> **Data supplied**:
>> Begin
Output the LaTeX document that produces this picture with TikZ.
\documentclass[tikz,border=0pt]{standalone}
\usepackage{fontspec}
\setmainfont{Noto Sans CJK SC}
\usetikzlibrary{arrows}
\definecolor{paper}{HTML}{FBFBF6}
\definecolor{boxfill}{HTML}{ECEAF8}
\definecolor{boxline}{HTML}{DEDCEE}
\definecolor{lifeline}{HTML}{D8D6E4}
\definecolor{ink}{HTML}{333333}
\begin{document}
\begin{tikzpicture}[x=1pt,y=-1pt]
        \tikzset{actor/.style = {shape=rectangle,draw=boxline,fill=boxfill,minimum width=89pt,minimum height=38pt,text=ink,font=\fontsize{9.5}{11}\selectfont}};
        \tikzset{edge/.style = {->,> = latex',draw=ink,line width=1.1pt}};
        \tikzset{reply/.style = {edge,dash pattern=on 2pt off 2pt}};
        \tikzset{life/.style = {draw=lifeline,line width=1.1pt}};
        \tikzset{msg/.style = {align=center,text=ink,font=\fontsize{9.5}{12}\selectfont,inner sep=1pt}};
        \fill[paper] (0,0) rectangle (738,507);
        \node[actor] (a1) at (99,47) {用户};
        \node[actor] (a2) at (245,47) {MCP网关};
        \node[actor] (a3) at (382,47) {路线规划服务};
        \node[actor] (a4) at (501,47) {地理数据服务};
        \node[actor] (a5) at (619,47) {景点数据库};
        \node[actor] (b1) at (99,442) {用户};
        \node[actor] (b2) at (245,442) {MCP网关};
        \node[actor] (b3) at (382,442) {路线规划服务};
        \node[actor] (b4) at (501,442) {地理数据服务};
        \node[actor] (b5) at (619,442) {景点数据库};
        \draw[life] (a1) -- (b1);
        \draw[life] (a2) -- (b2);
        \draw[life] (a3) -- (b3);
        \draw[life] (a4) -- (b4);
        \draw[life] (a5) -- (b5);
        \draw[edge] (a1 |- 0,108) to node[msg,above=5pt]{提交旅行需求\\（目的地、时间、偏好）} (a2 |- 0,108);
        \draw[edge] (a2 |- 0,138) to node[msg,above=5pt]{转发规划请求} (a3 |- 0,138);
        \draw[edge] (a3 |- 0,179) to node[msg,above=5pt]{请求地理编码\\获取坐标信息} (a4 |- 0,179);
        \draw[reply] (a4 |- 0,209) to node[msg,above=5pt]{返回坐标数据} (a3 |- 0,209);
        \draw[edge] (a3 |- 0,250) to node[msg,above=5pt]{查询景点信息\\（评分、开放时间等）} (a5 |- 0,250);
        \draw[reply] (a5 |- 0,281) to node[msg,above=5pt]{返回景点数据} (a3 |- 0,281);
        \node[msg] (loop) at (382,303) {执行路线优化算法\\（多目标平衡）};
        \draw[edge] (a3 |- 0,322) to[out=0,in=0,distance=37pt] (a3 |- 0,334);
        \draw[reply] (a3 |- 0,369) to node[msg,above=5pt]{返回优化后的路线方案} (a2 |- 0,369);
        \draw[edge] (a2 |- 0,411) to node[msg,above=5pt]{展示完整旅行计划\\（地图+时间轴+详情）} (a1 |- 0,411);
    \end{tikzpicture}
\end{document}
>> End
>> Begin
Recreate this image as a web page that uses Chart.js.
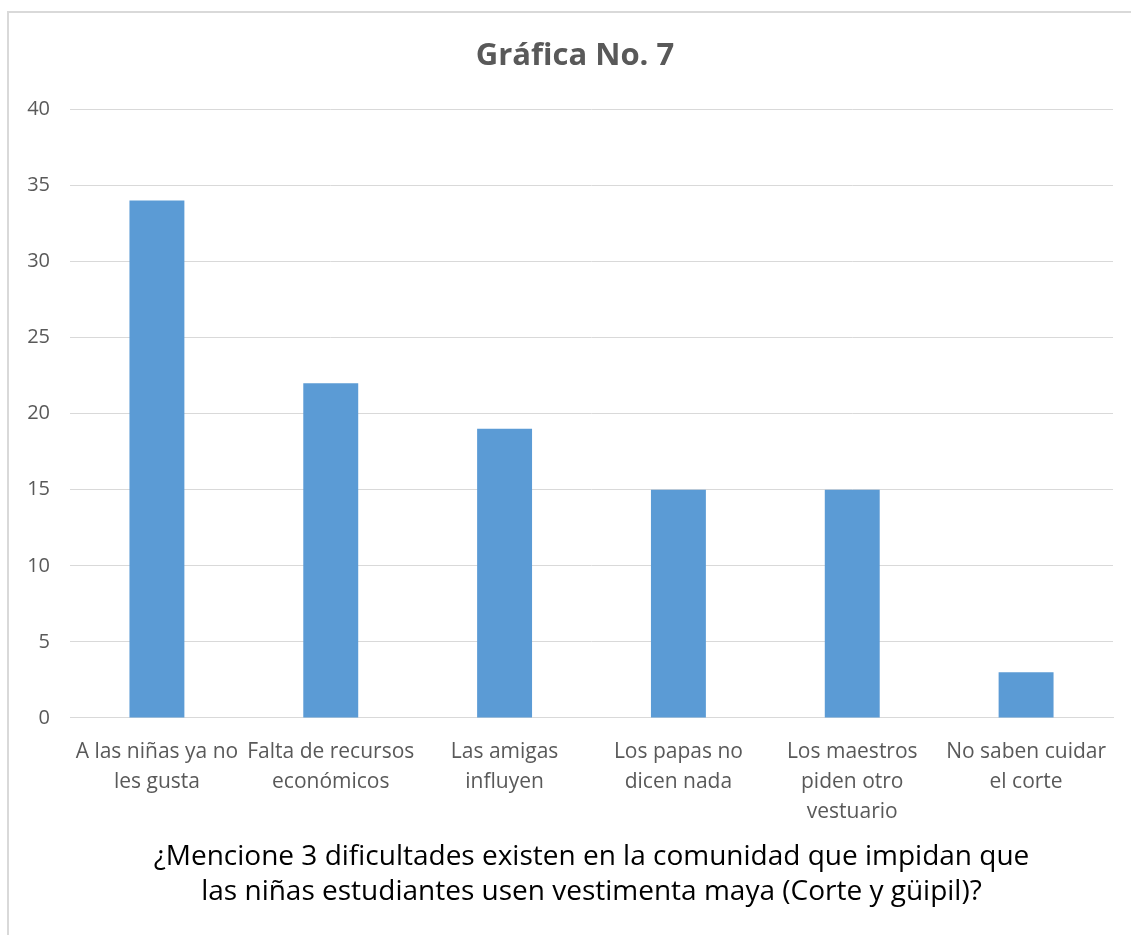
>> End
> **Short task**: Pick out, from the lines above, every one that contains the string "this".

> **The response**:
Output the LaTeX document that produces this picture with TikZ.
Recreate this image as a web page that uses Chart.js.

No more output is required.